Today, pay attention to the ordinariness of the people. It is not the powerful priests of the Temple who recognize what God is doing. It is not the rich merchants and the Roman rulers who pay attention to the hand of God at work in their space and time.
It is some very ordinary people. Probably the majority of the people might not have known their names!
Now it was Simeon (Lk. 2,25) who comes into the Temple and takes the child in his arms. He praised God that he was given the insight that he would not see death until he had seen the Messiah, i.e., the salvation, that God was bringing to his people.
Then, there was the eighty-four year old widow, Anna. She began speaking about the gift this child was for all who were awaiting the redemption of Jerusalem (Lk. 2, 18).
One of the insights that I hope we all take from this event is that God works through very ordinary people. These were not the powerful, the rich or the well-educated people. They were ordinary, uncomplicated believers who recognized the hand of God in the birth of this very ordinary child (like every other baby in the country).
Now, you are ordinary and uncomplicated.
See the revelation of God coming to you when the Scriptures are proclaimed in Church, when you read and pray over a particular passage in one of the four Gospels, and in your quiet prayer time. The Holy Spirit is active and coming to you in these very ordinary moments of prayer and reflection.

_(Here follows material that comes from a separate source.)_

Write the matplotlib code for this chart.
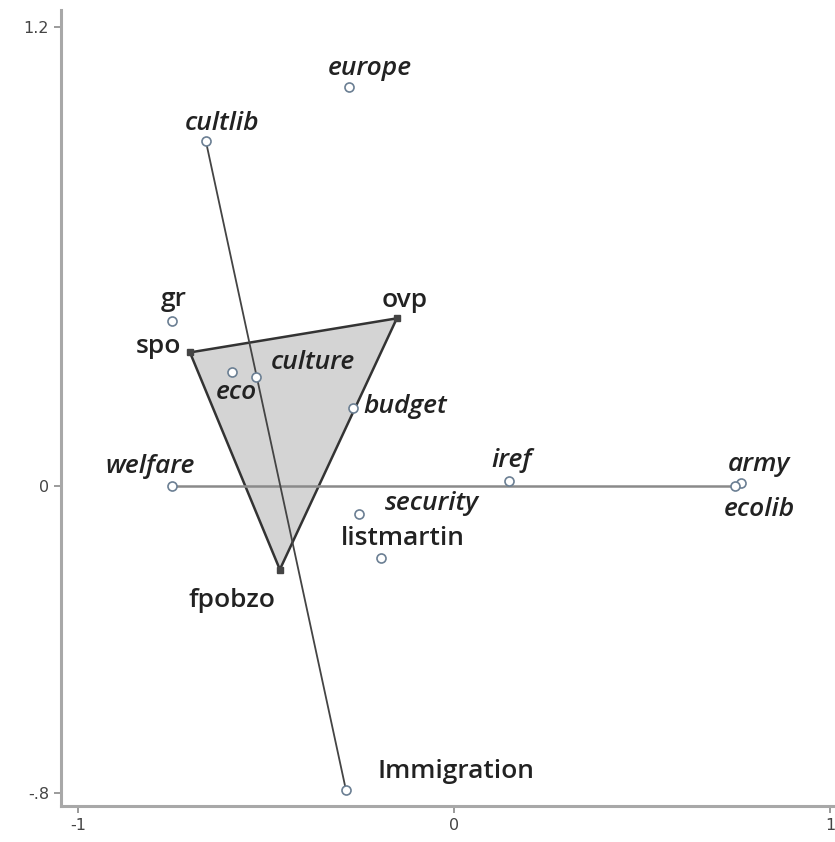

God comes to you in the poor with their many faces. It may be the kindness you bring to your aged aunt in the nursing home. She recognizes no one but you take her hand and gently speak to her of her life, her relationships and all the things she used to be so concerned about in her house. See the face of Jesus in her blank stare.
God comes to you in the loud concern that you hear from one of your co-workers. If there is an opening to speak about the homeless people in Regina and our own city, he lays out his strong concern about homelessness. Speaking about concern for the poor and suffering is not always pleasant. Even though this may brother many others at times, this concern is a moment when God is revealing Godself in this very ordinary person.
Simeon and Anna, you are so ordinary yet you teach us to see the hand of God in the very ordinary moments of our lives.